§ Dataset extract
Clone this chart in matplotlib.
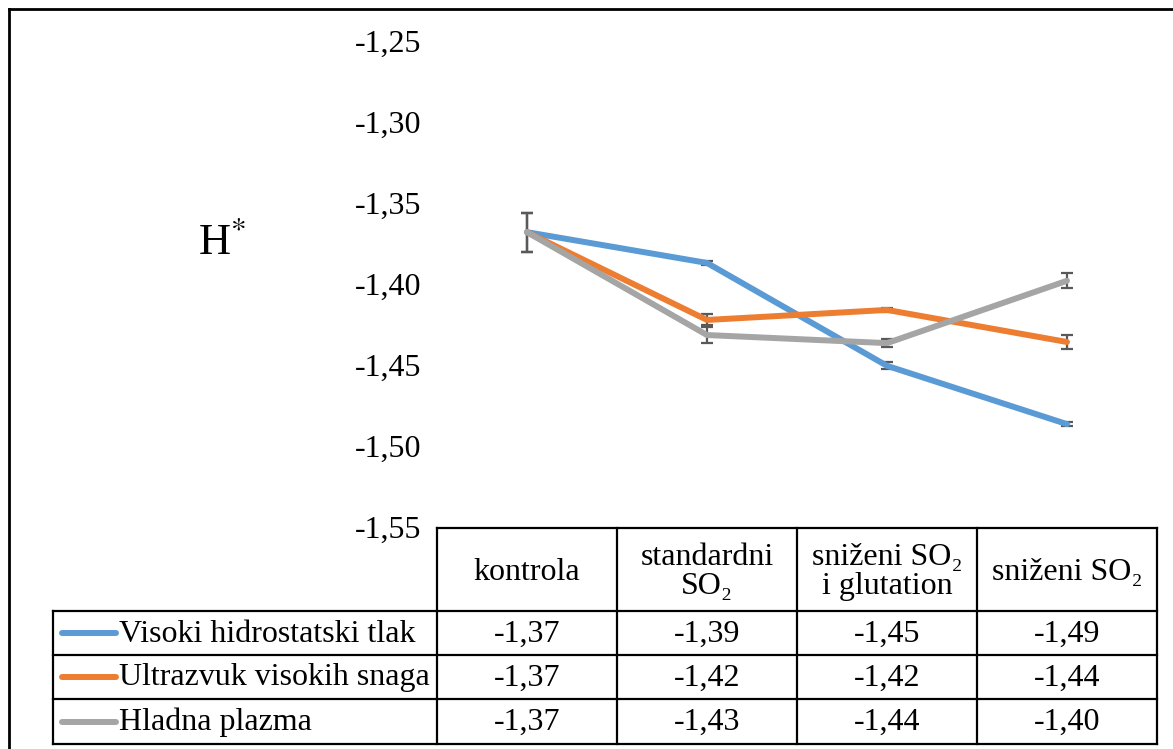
import matplotlib.pyplot as plt
from matplotlib.ticker import FuncFormatter

categories = ['kontrola', 'standardni\nSO\u2082', 'sni\u017eeni SO\u2082\ni glutation', 'sni\u017eeni SO\u2082']
series = ['Visoki hidrostatski tlak', 'Ultrazvuk visokih snaga', 'Hladna plazma']

visoki = [-1.368, -1.387, -1.4505, -1.4865]
ultrazvuk = [-1.368, -1.4222, -1.416, -1.4358]
plazma = [-1.368, -1.4315, -1.4365, -1.398]

visoki_err = [0.012, 0.0012, 0.0022, 0.0012]
ultrazvuk_err = [0.012, 0.0034, 0.0012, 0.0043]
plazma_err = [0.012, 0.0052, 0.0025, 0.0046]

colors = ['#5B9BD5', '#ED7D31', '#A5A5A5']
values = [visoki, ultrazvuk, plazma]
errors = [visoki_err, ultrazvuk_err, plazma_err]

plt.rcParams['font.family'] = ['Liberation Serif', 'DejaVu Serif']

W, H = 1173, 749
fig = plt.figure(figsize=(W / 100, H / 100), dpi=100)

# pixel helpers
def fx(px):
    return px / W

def fy(py):
    return 1 - py / H

left, right, top, bottom = 437, 1157, 41, 527
ax = fig.add_axes([fx(left), fy(bottom), fx(right - left), (bottom - top) / H])

x = range(len(categories))
for v, e, c in zip(values, errors, colors):
    ax.errorbar(x, v, yerr=e, fmt='none', ecolor='#595959', elinewidth=1.6,
                capsize=4.3, capthick=1.6, zorder=2)
    ax.plot(x, v, color=c, lw=4.3, solid_capstyle='round', solid_joinstyle='round', zorder=3)

ax.set_xlim(-0.5, len(categories) - 0.5)
ax.set_ylim(-1.55, -1.25)
ax.set_yticks([-1.55, -1.50, -1.45, -1.40, -1.35, -1.30, -1.25])
ax.yaxis.set_major_formatter(FuncFormatter(lambda v, p: f'{v:.2f}'.replace('.', ',')))
ax.tick_params(axis='y', length=0, labelsize=23, pad=11)
ax.set_xticks([])
for s in ax.spines.values():
    s.set_visible(False)

fig.text(fx(198), fy(242), 'H$^{*}$', fontsize=32, ha='left', va='center',
         math_fontfamily='stix')

# overlay for table and border, in pixel coordinates
ov = fig.add_axes([0, 0, 1, 1])
ov.set_xlim(0, W)
ov.set_ylim(H, 0)
ov.axis('off')
ov.patch.set_alpha(0)

lw = 1.6
ov.plot([9, 9], [9, H], color='black', lw=2)
ov.plot([9, W], [9, 9], color='black', lw=2)

col_w = (right - left) / len(categories)
row_y = [611, 655, 699, 744]
lab_left = 53

# header row
ov.plot([left, right], [bottom + 1, bottom + 1], color='black', lw=lw)
for i in range(len(categories) + 1):
    ov.plot([left + i * col_w] * 2, [bottom + 1, row_y[-1]], color='black', lw=lw)
for i, cat in enumerate(categories):
    ov.text(left + (i + 0.5) * col_w, (bottom + row_y[0]) / 2 + 3, cat, fontsize=23,
            ha='center', va='center', linespacing=1.0)

# data rows
ov.plot([lab_left, lab_left], [row_y[0], row_y[-1]], color='black', lw=lw)
for yy in row_y:
    ov.plot([lab_left, right], [yy, yy], color='black', lw=lw)
for r, (name, v, c) in enumerate(zip(series, values, colors)):
    yc = (row_y[r] + row_y[r + 1]) / 2
    ov.plot([62, 116], [yc, yc], color=c, lw=4.3, solid_capstyle='round')
    ov.text(119, yc + 1, name, fontsize=23, ha='left', va='center')
    for i, val in enumerate(v):
        ov.text(left + (i + 0.5) * col_w, yc + 1, f'{val:.2f}'.replace('.', ','),
                fontsize=23, ha='center', va='center')

fig.savefig('out.png', dpi=100)
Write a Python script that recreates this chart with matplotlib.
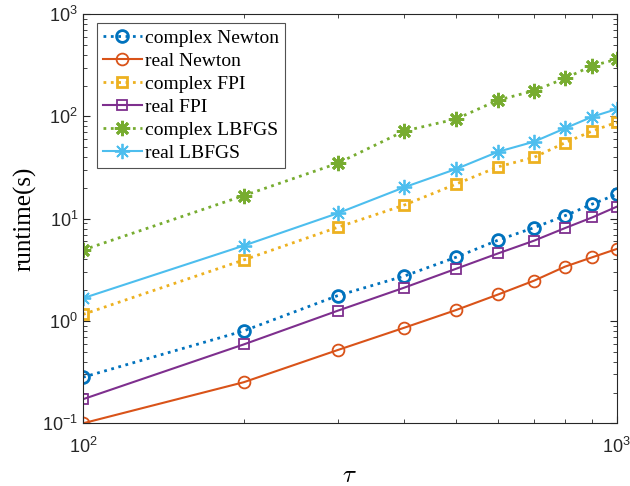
import numpy as np
import matplotlib.pyplot as plt
from matplotlib.ticker import NullFormatter

tau = [100, 200, 300, 400, 500, 600, 700, 800, 900, 1000]

complex_newton = [0.282, 0.80, 1.77, 2.75, 4.2, 6.19, 8.17, 10.7, 13.9, 17.3]
real_newton = [0.1, 0.252, 0.52, 0.86, 1.28, 1.82, 2.48, 3.4, 4.2, 5.06]
complex_fpi = [1.16, 3.95, 8.24, 13.6, 21.8, 32.2, 39.8, 55.3, 72, 87.6]
real_fpi = [0.172, 0.59, 1.26, 2.12, 3.24, 4.59, 6.1, 8.1, 10.3, 13.1]
complex_lbfgs = [4.94, 16.8, 34.8, 72, 94.3, 144.6, 178, 235.6, 313, 361]
real_lbfgs = [1.67, 5.45, 11.3, 20.3, 30.6, 45.2, 56.6, 76.5, 99.3, 118]

plt.rcParams['font.family'] = ['Liberation Sans', 'DejaVu Sans']
plt.rcParams['mathtext.fontset'] = 'cm'

fig = plt.figure(figsize=(6.3, 4.86), dpi=100)
ax = fig.add_axes([0.1317, 0.129, 0.8473, 0.842])

asterisk = (8, 2, 0)
ax.plot(tau, complex_newton, ':', color='#0072BD', lw=2, marker='o', ms=8.5,
        mfc='none', mew=2, label='complex Newton')
ax.plot(tau, real_newton, '-', color='#D95319', lw=1.5, marker='o', ms=8.5,
        mfc='none', mew=1.3, label='real Newton')
ax.plot(tau, complex_fpi, ':', color='#EDB120', lw=2, marker='s', ms=7,
        mfc='none', mew=2, label='complex FPI')
ax.plot(tau, real_fpi, '-', color='#7E2F8E', lw=1.5, marker='s', ms=7,
        mfc='none', mew=1.3, label='real FPI')
ax.plot(tau, complex_lbfgs, ':', color='#77AC30', lw=2, marker=asterisk, ms=11,
        mew=2, label='complex LBFGS')
ax.plot(tau, real_lbfgs, '-', color='#4DBEEE', lw=1.5, marker=asterisk, ms=11,
        mew=1.3, label='real LBFGS')

ax.set_xscale('log')
ax.set_yscale('log')
ax.set_xlim(100, 1000)
ax.set_ylim(0.1, 1000)
ax.xaxis.set_minor_formatter(NullFormatter())

for sp in ax.spines.values():
    sp.set_color('#262626')
    sp.set_linewidth(0.8)
ax.tick_params(which='both', direction='in', top=True, right=True,
               colors='#262626', labelsize=13)
ax.tick_params(which='major', length=5)
ax.tick_params(which='minor', length=3)
ax.tick_params(axis='x', pad=10)

ax.set_xlabel(r'$\tau$', fontsize=18)
ax.set_ylabel('runtime(s)', fontsize=18, family='Liberation Serif')

leg = ax.legend(loc='upper left', bbox_to_anchor=(0.026, 0.978),
                prop={'family': 'Liberation Serif', 'size': 14},
                frameon=True, fancybox=False, edgecolor='#262626',
                handlelength=2.0, labelspacing=0.28, borderpad=0.3,
                handletextpad=0.2, borderaxespad=0)
leg.get_frame().set_linewidth(0.8)

fig.savefig('out.png', dpi=100)
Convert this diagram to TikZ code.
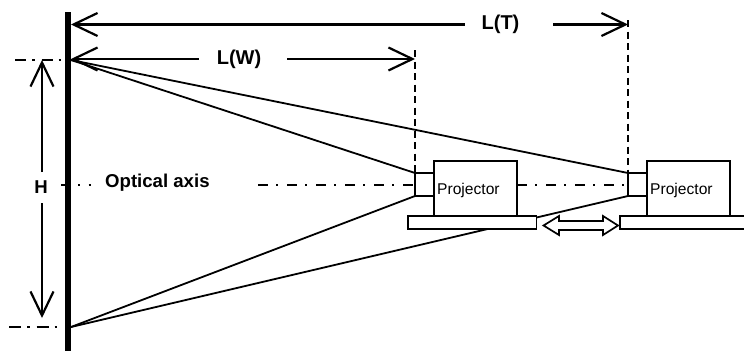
\documentclass[tikz,border=0pt]{standalone}
\usepackage{fontspec}
\setmainfont{Liberation Sans}
\usetikzlibrary{arrows.meta}
\tikzset{
  ln/.style={line width=1.8pt,black},
  dim/.style={line width=2.2pt,black},
  headend/.style={-{Straight Barb[length=24pt,width=23pt,line width=2.2pt]}},
  headstart/.style={{Straight Barb[length=24pt,width=23pt,line width=2.2pt]}-},
  guide/.style={line width=1.6pt,dash pattern=on 7pt off 4.5pt},
  axisline/.style={line width=2pt,dash pattern=on 10pt off 8pt on 2pt off 9pt},
  dashdot/.style={line width=2pt,dash pattern=on #1 off 6pt on 2.5pt off 7pt},
  boxed/.style={draw,line width=1.8pt,fill=white,inner sep=0pt,outer sep=0pt,minimum height=#1},
  lbl/.style={font=\bfseries\fontsize{20}{22}\selectfont,inner sep=0pt},
  lblsmall/.style={font=\bfseries\fontsize{18.6}{20}\selectfont,inner sep=0pt},
  ptext/.style={font=\fontsize{15.6}{17}\selectfont,inner sep=0pt}
}
\begin{document}
\begin{tikzpicture}[x=1pt,y=-1pt]
\useasboundingbox (0,0) rectangle (744,351);
% named points
\coordinate (top) at (71,60);
\coordinate (bot) at (71,327);
\coordinate (wt) at (71,24.5);
\coordinate (ww) at (71,59);
\coordinate (ltR) at (628,24.5);
\coordinate (lwR) at (415,59);
\coordinate (ltD) at (628,20);
\coordinate (lwD) at (415,50);
\coordinate (ltA) at (465,24.5);
\coordinate (ltB) at (553,24.5);
\coordinate (lwA) at (199,59);
\coordinate (lwB) at (287,59);
\coordinate (wallT) at (68,12);
\coordinate (wallB) at (68,351);
\coordinate (hT) at (42,60);
\coordinate (hA) at (42,172);
\coordinate (hB) at (42,203);
\coordinate (hE) at (42,318);
\coordinate (d1a) at (15,60);
\coordinate (d1b) at (66,60);
\coordinate (d2a) at (9,327);
\coordinate (d2b) at (60,327);
\coordinate (a0) at (61,185);
\coordinate (a1) at (67,185);
\coordinate (a2) at (78,185);
\coordinate (a3) at (80,185);
\coordinate (a4) at (88.500,185);
\coordinate (a5) at (90.500,185);
\coordinate (a6) at (258,185);
\coordinate (a7) at (415,185);
\coordinate (a8) at (517,185);
\coordinate (a9) at (628,185);
% nodes
\node[boxed=23pt,minimum width=19pt,anchor=north west] (lens1) at (415,173) {};
\node[boxed=23pt,minimum width=19pt,anchor=north west] (lens2) at (628,173) {};
% optical rays, behind the bases
\draw[ln] (top) -- (lens1.north west);
\draw[ln] (top) -- (lens2.north west);
\draw[ln] (bot) -- (lens1.south west);
\draw[ln] (bot) -- (lens2.south west);
% redraw bodies above rays
\node[boxed=55pt,minimum width=83pt,anchor=north west] (proj1) at (434,161) {};
\node[boxed=55pt,minimum width=83pt,anchor=north west] (proj2) at (647,161) {};
\node[boxed=13pt,minimum width=128.500pt,anchor=north west] (base1) at (408,216) {};
\node[boxed=13pt,minimum width=126pt,anchor=north west] (base2) at (620,216) {};
\node[ptext,anchor=west] (t1) at (437,190) {Projector};
\node[ptext,anchor=west] (t2) at (650,190) {Projector};
\node[lbl] (lt) at (500.500,24) {L(T)};
\node[lbl] (lw) at (239,59) {L(W)};
\node[lblsmall] (h) at (41,187) {H};
\node[lblsmall,anchor=west] (oa) at (105,183) {Optical axis};
% wall
\draw[line width=5.500pt] (wallT) -- (wallB);
% dimension lines
\draw[dim,headstart] (wt) -- (ltA);
\draw[dim,headend] (ltB) -- (ltR);
\draw[dim,headstart] (ww) -- (lwA);
\draw[dim,headend] (lwB) -- (lwR);
\draw[dim,headend] (hA) -- (hT);
\draw[dim,headend] (hB) -- (hE);
\draw[guide] (ltD) -- (lens2.north west);
\draw[guide] (lwD) -- (lens1.north west);
% dash-dot lines
\draw[dashdot=11pt] (d1a) -- (d1b);
\draw[dashdot=12pt] (d2a) -- (d2b);
\draw[line width=2pt] (a0) -- (a1);
\draw[line width=2pt] (a2) -- (a3);
\draw[line width=2pt] (a4) -- (a5);
\draw[axisline] (a6) -- (a7);
\draw[axisline] (a8) -- (a9);
% double arrow
\draw[line width=1.7pt,fill=white,line join=miter] (543.500,225.500) -- (559,216) -- (559,221) -- (603,221) -- (603,216) -- (618,225.500) -- (603,235) -- (603,230) -- (559,230) -- (559,235) -- cycle;
\end{tikzpicture}
\end{document}
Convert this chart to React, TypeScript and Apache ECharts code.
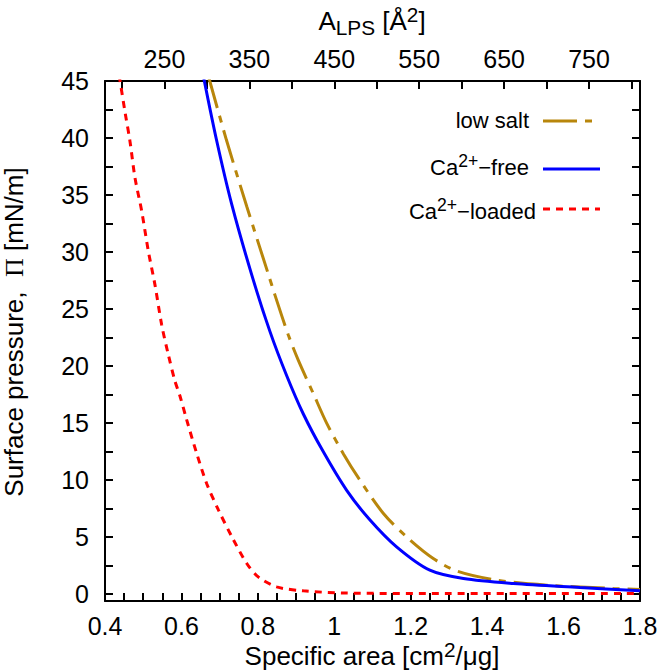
import React, { useEffect, useRef } from "react";
import * as echarts from "echarts";

// ---- data ----
const xLabelValues = [0.4, 0.6, 0.8, 1.0, 1.2, 1.4, 1.6, 1.8];
const xTickValues = [
  0.4, 0.45, 0.5, 0.55, 0.6, 0.65, 0.7, 0.75, 0.8, 0.85, 0.9, 0.95, 1.0, 1.05, 1.1, 1.15,
  1.2, 1.25, 1.3, 1.35, 1.4, 1.45, 1.5, 1.55, 1.6, 1.65, 1.7, 1.75, 1.8,
];
const yLabelValues = [0, 5, 10, 15, 20, 25, 30, 35, 40, 45];
const yTickValues = [
  0, 2.5, 5, 7.5, 10, 12.5, 15, 17.5, 20, 22.5, 25, 27.5, 30, 32.5, 35, 37.5, 40, 42.5, 45,
];
const topLabelValues = [250, 350, 450, 550, 650, 750];
const topTickValues = [200, 250, 300, 350, 400, 450, 500, 550, 600, 650, 700, 750, 800];

const seriesNames = ["low salt", "Ca2+-free", "Ca2+-loaded"];

const lowSalt: [number, number][] = [
  [0.670, 45.5], [0.718, 39.8], [0.771, 34.0], [0.827, 28.1], [0.845, 26.2],
  [0.880, 22.7], [0.906, 20.5], [0.945, 17.6], [0.980, 15.0], [1.024, 12.3],
  [1.067, 10.0], [1.128, 7.1], [1.190, 5.0], [1.259, 3.13], [1.320, 2.04],
  [1.425, 1.23], [1.556, 0.79], [1.730, 0.50], [1.800, 0.41],
];

const caFree: [number, number][] = [
  [0.657, 45.5], [0.692, 39.8], [0.7315, 34.2], [0.784, 28.0], [0.832, 23.0],
  [0.875, 19.2], [0.919, 15.8], [0.971, 12.5], [1.0325, 9.1], [1.0935, 6.5],
  [1.163, 4.15], [1.250, 2.1], [1.338, 1.37], [1.469, 0.94], [1.643, 0.59],
  [1.800, 0.29],
];

const caLoaded: [number, number][] = [
  [0.437, 45.5], [0.4523, 42.3], [0.4654, 39.7], [0.4785, 36.5], [0.496, 33.6],
  [0.5133, 30.1], [0.5309, 27.1], [0.5484, 23.6], [0.5657, 21.0], [0.583, 18.7],
  [0.596, 17.4], [0.614, 15.26], [0.640, 12.34], [0.666, 9.71], [0.697, 7.37],
  [0.732, 5.03], [0.771, 2.69], [0.801, 1.52], [0.849, 0.64], [0.919, 0.29],
  [1.030, 0.10], [1.300, 0.05], [1.800, 0.05],
];

const FONT = "'Liberation Sans', Arial, Helvetica, sans-serif";
const GOLD = "#b8860b";
const BLUE = "#0000ff";
const RED = "#ff0000";
const GOLD_DASH = [34, 8, 7, 8];
const RED_DASH = [7, 6];

const TICK_FS = 25;
const TITLE_FS = 26;
const LEG_FS = 22;

export default function App() {
  const ref = useRef<HTMLDivElement | null>(null);

  useEffect(() => {
    document.body.style.margin = "0";
    if (!ref.current) return;
    const chart = echarts.init(ref.current, undefined, { renderer: "svg" });

    const titleRich = {
      n: { fontSize: TITLE_FS, fontFamily: FONT, fill: "#000", lineHeight: 34, verticalAlign: "middle" },
      sup: { fontSize: TITLE_FS * 0.8, fontFamily: FONT, fill: "#000", lineHeight: 18, verticalAlign: "top" },
      sub: { fontSize: TITLE_FS * 0.8, fontFamily: FONT, fill: "#000", lineHeight: 18, verticalAlign: "bottom" },
      pi: { fontSize: TITLE_FS, fontFamily: "'Liberation Serif', 'DejaVu Serif', serif", fill: "#000", lineHeight: 34, verticalAlign: "middle" },
    };
    const legRich = {
      n: { fontSize: LEG_FS, fontFamily: FONT, fill: "#000", lineHeight: 30, verticalAlign: "middle" },
      sup: { fontSize: LEG_FS * 0.8, fontFamily: FONT, fill: "#000", lineHeight: 19, verticalAlign: "top" },
    };

    const legendItems = [
      { text: "{n|low salt}", x: 529, y: 120, lineY: 121, color: GOLD, dash: GOLD_DASH },
      { text: "{n|Ca}{sup|2+}{n|\u2212free}", x: 529, y: 167, lineY: 169, color: BLUE, dash: null },
      { text: "{n|Ca}{sup|2+}{n|\u2212loaded}", x: 536, y: 211, lineY: 209, color: RED, dash: RED_DASH },
    ];

    const graphics: any[] = [];
    legendItems.forEach((it) => {
      graphics.push({
        type: "text",
        x: it.x,
        y: it.y,
        style: { text: it.text, rich: legRich, align: "right", verticalAlign: "middle" },
      });
      graphics.push({
        type: "line",
        shape: { x1: 543, y1: it.lineY, x2: 600, y2: it.lineY },
        style: { stroke: it.color, lineWidth: 3, lineDash: it.dash || undefined },
      });
    });

    graphics.push({
      type: "text",
      x: 372,
      y: 21,
      style: { text: "{n|A}{sub|LPS}{n| [\u00c5}{sup|2}{n|]}", rich: titleRich, align: "center", verticalAlign: "middle" },
    });
    graphics.push({
      type: "text",
      x: 372,
      y: 656,
      style: { text: "{n|Specific area [cm}{sup|2}{n|/\u03bcg]}", rich: titleRich, align: "center", verticalAlign: "middle" },
    });
    graphics.push({
      type: "text",
      x: 14,
      y: 332,
      rotation: Math.PI / 2,
      style: { text: "{n|Surface pressure,  }{pi|\u03a0}{n| [mN/m]}", rich: titleRich, align: "center", verticalAlign: "middle" },
    });

    const ax = (pos: string, min: number, max: number, ticks: number[], labels: number[] | null, margin = 12) => ({
      type: "value",
      min,
      max,
      position: pos,
      axisLine: { show: true, onZero: false, lineStyle: { color: "#000", width: 2 } },
      axisTick: { show: true, inside: true, length: 8, lineStyle: { color: "#000", width: 2 }, customValues: ticks },
      axisLabel: labels
        ? { show: true, fontSize: TICK_FS, color: "#000", fontFamily: FONT, margin, customValues: labels }
        : { show: false },
      splitLine: { show: false },
    });

    const option: any = {
      animation: false,
      grid: { left: 105, right: 21, top: 81, bottom: 71 },
      xAxis: [
        ax("bottom", 0.4, 1.8, xTickValues, xLabelValues, 12),
        ax("top", 180, 810, topTickValues, topLabelValues, 10),
      ],
      yAxis: [
        ax("left", -0.6, 45, yTickValues, yLabelValues, 16),
        ax("right", -0.6, 45, yTickValues, null),
      ],
      series: [
        {
          name: seriesNames[0], type: "line", data: lowSalt, showSymbol: false, smooth: 0.3,
          lineStyle: { color: GOLD, width: 3, type: GOLD_DASH },
        },
        {
          name: seriesNames[1], type: "line", data: caFree, showSymbol: false, smooth: 0.3,
          lineStyle: { color: BLUE, width: 3, type: "solid" },
        },
        {
          name: seriesNames[2], type: "line", data: caLoaded, showSymbol: false, smooth: 0.3,
          lineStyle: { color: RED, width: 3, type: RED_DASH },
        },
      ],
      graphic: graphics,
    };

    chart.setOption(option);
    return () => chart.dispose();
  }, []);

  return <div ref={ref} style={{ width: 661, height: 672, position: "absolute", left: 0, top: 0 }} />;
}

§ Problem to work on
Repeat the lines exactly as they stand, from the opening line of the data through the line with "plazma_err = [0.012, 0.0052, 0.0025, 0.0046]". Pictures stay out of the copy.

§ Task response
Clone this chart in matplotlib.
import matplotlib.pyplot as plt
from matplotlib.ticker import FuncFormatter

categories = ['kontrola', 'standardni\nSO\u2082', 'sni\u017eeni SO\u2082\ni glutation', 'sni\u017eeni SO\u2082']
series = ['Visoki hidrostatski tlak', 'Ultrazvuk visokih snaga', 'Hladna plazma']

visoki = [-1.368, -1.387, -1.4505, -1.4865]
ultrazvuk = [-1.368, -1.4222, -1.416, -1.4358]
plazma = [-1.368, -1.4315, -1.4365, -1.398]

visoki_err = [0.012, 0.0012, 0.0022, 0.0012]
ultrazvuk_err = [0.012, 0.0034, 0.0012, 0.0043]
plazma_err = [0.012, 0.0052, 0.0025, 0.0046]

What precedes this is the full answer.